Written problem
Show every line of the records below that contains the word "with".

--- START OF Task material ---

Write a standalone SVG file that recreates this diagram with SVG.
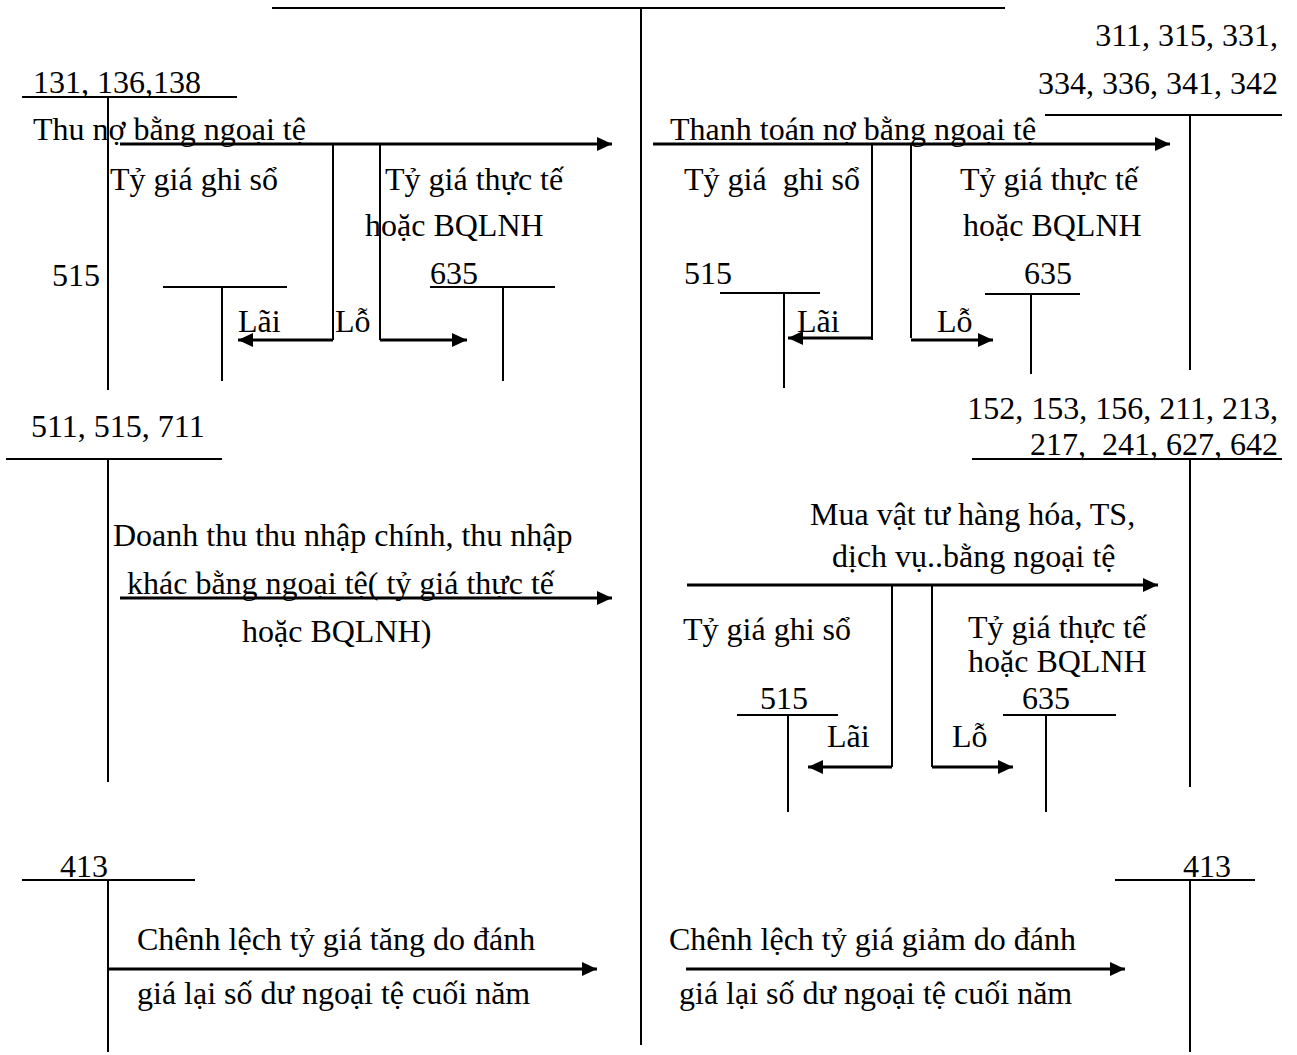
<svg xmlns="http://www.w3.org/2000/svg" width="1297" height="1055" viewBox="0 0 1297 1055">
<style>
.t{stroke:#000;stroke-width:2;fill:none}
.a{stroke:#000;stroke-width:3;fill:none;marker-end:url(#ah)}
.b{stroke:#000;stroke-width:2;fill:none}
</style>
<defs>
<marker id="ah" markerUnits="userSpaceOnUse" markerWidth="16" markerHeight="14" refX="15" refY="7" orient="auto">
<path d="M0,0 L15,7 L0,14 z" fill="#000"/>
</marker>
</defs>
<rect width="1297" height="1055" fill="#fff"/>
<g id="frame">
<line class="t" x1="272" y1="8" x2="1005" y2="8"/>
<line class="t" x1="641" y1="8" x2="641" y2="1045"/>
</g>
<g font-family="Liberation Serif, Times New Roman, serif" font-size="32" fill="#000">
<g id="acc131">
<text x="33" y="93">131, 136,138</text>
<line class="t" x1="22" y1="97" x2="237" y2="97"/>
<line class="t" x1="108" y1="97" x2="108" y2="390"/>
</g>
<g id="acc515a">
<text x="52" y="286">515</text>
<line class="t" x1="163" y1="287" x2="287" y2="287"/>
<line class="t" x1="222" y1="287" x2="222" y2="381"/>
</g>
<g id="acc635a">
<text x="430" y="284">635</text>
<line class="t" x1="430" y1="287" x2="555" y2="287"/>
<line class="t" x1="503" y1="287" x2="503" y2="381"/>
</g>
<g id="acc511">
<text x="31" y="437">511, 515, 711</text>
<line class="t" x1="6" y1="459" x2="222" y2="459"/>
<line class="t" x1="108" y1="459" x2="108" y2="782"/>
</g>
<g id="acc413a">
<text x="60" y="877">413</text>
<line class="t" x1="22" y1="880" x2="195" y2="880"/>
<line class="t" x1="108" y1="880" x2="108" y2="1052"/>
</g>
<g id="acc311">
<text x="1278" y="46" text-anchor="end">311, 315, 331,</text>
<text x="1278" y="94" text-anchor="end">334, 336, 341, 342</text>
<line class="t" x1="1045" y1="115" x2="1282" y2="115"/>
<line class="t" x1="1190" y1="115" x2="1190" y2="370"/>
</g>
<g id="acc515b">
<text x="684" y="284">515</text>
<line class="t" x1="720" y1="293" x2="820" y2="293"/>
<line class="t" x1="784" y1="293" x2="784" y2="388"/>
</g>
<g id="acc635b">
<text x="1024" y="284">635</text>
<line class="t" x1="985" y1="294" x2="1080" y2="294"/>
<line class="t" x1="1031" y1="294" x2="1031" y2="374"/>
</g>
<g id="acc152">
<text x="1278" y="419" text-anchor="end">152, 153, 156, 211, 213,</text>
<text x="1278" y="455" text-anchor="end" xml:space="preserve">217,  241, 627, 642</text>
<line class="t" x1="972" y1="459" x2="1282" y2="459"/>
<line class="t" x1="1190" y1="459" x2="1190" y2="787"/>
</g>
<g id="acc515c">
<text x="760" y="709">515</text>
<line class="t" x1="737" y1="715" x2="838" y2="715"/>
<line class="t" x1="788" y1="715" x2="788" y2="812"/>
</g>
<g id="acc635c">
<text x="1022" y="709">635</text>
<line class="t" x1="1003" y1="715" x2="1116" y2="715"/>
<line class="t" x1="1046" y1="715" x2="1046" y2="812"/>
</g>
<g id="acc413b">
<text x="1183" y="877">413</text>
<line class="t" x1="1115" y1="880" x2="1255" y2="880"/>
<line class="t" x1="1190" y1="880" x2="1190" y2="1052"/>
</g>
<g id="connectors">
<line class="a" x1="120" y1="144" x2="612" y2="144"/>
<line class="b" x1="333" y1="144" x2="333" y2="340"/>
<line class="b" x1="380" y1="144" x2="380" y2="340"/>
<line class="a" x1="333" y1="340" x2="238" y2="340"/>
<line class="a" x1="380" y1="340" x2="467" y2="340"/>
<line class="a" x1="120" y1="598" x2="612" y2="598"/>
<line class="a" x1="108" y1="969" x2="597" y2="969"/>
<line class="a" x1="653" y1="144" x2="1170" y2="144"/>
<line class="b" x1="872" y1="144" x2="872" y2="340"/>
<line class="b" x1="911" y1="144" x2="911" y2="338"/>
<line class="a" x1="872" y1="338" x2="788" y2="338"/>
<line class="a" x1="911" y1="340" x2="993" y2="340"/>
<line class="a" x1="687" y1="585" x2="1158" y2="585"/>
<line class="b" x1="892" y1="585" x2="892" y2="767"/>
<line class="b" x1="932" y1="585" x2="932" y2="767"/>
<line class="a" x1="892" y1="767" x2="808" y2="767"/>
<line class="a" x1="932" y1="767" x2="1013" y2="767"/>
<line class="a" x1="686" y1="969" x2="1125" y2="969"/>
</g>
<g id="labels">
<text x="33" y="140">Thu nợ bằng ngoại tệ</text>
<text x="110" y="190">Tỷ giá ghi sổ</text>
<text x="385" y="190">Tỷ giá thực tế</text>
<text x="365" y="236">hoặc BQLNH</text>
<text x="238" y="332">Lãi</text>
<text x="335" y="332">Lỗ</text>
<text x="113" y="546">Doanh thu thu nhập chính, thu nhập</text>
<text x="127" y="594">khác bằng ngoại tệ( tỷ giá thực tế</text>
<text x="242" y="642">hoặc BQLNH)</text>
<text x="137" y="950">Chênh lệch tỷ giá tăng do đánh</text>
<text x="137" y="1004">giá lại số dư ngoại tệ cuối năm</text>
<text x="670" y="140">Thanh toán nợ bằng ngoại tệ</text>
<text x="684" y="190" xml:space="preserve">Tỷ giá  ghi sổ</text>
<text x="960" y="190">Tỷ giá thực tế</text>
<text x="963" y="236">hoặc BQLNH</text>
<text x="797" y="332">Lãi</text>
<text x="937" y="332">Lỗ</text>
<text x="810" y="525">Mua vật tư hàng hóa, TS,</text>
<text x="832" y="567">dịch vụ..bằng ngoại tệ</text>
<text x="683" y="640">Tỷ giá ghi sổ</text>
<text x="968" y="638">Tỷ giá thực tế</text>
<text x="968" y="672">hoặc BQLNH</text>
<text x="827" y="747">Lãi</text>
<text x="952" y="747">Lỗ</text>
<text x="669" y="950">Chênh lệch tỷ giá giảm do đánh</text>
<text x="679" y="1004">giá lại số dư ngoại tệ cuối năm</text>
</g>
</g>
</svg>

--- END OF Task material ---
--- START OF Task material ---

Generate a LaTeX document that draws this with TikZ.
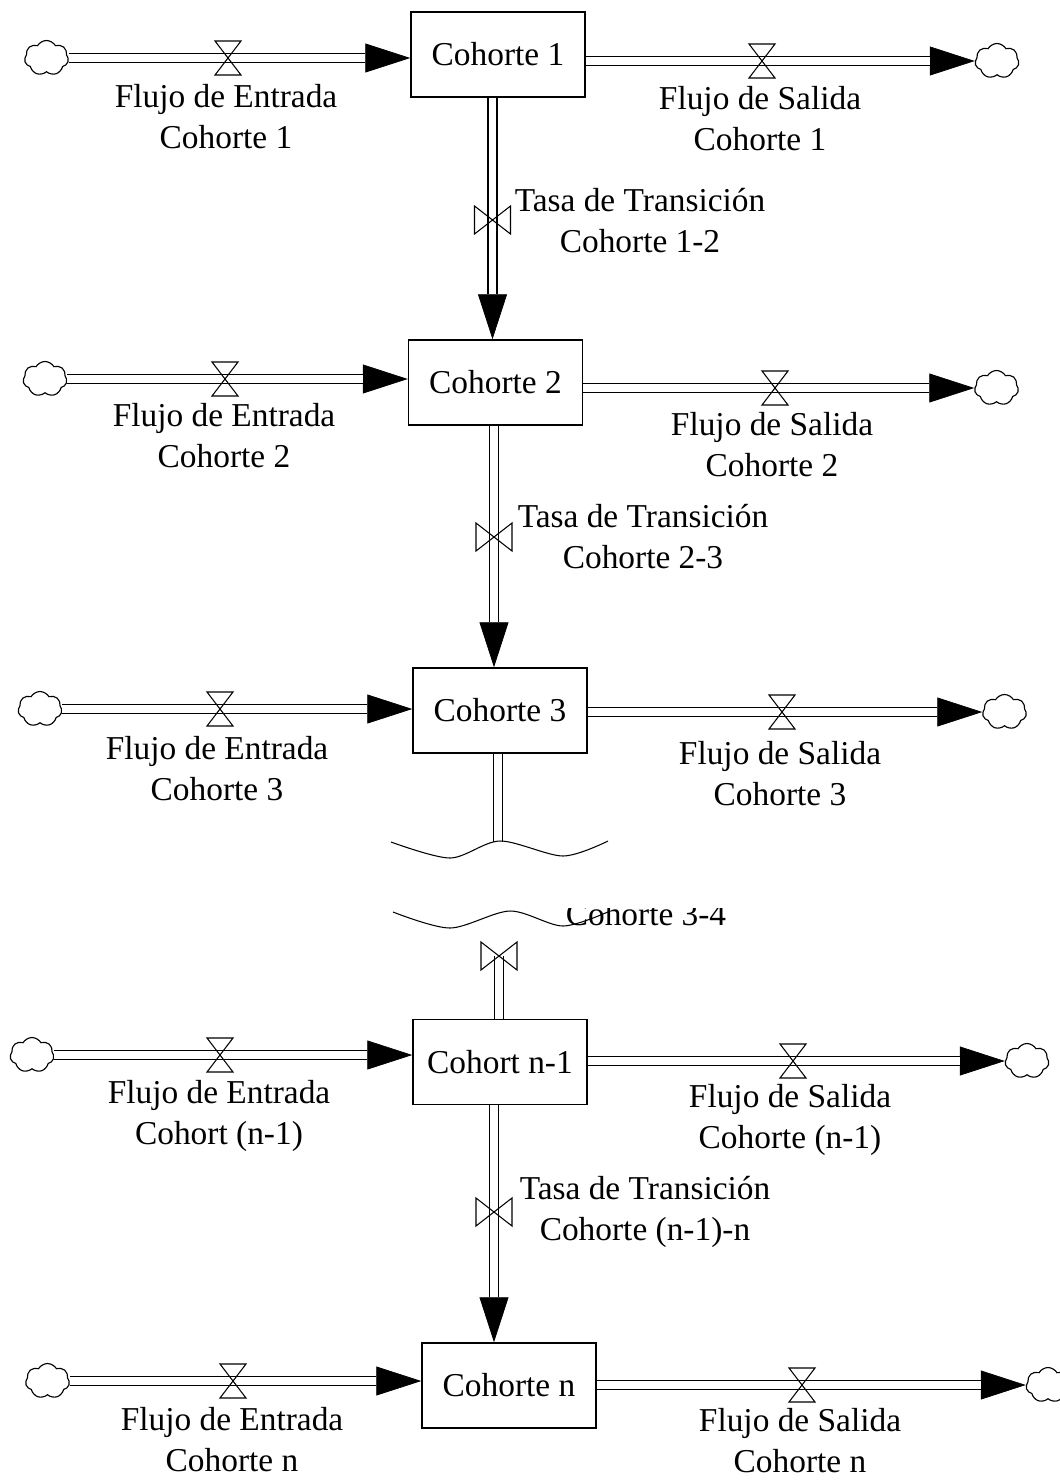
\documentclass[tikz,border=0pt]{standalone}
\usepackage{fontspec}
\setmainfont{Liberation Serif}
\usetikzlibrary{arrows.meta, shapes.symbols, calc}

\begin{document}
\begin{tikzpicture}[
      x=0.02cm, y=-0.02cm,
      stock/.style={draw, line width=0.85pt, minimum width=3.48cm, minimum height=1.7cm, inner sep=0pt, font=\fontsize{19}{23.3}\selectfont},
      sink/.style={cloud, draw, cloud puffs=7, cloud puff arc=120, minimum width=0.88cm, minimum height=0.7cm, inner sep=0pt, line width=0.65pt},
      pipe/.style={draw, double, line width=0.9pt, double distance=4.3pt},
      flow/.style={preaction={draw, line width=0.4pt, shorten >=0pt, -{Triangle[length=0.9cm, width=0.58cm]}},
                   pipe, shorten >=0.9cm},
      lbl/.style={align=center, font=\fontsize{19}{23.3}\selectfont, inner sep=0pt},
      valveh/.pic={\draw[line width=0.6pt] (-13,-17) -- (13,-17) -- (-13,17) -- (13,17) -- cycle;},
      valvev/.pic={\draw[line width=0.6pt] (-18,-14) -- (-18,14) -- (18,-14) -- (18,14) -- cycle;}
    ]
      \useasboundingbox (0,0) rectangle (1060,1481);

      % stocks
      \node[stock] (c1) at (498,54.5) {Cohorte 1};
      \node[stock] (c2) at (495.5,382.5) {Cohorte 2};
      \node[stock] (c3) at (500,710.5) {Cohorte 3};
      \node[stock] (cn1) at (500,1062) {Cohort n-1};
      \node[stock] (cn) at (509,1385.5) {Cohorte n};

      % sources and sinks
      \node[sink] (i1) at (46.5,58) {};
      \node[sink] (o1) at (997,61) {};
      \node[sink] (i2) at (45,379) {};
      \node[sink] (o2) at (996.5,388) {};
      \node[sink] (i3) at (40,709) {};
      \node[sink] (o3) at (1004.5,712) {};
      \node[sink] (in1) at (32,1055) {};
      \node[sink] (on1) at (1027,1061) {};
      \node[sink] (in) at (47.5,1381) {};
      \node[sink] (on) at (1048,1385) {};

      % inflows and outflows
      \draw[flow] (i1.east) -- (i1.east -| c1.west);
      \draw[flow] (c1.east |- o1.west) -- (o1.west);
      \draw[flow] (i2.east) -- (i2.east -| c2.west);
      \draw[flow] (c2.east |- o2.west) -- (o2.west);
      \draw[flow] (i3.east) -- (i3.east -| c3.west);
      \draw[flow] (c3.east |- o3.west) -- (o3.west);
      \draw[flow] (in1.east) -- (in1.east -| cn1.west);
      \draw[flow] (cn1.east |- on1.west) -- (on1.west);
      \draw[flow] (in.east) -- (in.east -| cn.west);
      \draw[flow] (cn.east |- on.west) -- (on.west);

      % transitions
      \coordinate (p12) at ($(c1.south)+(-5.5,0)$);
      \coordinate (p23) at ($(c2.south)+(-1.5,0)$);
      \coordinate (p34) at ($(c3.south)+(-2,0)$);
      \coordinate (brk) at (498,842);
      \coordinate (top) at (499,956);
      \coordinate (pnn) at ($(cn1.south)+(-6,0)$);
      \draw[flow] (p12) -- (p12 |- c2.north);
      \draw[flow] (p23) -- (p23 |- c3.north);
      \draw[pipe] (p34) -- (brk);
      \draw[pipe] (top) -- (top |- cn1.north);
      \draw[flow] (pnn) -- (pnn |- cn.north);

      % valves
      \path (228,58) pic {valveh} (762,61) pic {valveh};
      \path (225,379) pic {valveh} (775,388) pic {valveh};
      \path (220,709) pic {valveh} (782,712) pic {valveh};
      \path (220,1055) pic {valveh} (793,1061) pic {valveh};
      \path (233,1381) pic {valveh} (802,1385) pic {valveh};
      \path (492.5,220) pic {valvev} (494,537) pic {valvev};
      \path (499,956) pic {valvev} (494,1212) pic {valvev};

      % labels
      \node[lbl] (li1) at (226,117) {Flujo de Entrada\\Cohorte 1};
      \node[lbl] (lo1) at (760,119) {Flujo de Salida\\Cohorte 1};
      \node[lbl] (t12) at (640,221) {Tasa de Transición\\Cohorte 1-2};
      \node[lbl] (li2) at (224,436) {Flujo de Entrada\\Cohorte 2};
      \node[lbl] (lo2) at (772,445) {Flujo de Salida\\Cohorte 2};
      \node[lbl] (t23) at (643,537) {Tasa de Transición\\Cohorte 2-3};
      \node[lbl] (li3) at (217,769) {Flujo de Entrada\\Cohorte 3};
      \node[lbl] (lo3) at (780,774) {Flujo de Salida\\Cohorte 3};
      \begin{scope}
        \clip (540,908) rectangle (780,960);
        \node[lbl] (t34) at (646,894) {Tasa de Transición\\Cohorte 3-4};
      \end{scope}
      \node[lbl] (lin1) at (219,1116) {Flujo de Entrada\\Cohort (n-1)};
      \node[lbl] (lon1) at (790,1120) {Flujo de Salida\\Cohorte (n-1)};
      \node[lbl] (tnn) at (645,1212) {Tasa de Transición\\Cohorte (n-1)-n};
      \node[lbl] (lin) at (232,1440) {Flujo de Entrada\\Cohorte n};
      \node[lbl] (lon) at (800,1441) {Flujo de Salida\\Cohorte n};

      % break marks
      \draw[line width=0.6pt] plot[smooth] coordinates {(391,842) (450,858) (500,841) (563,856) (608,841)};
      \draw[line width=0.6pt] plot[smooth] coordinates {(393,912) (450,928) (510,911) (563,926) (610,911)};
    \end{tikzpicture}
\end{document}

--- END OF Task material ---

Complete answer
Write a standalone SVG file that recreates this diagram with SVG.
Generate a LaTeX document that draws this with TikZ.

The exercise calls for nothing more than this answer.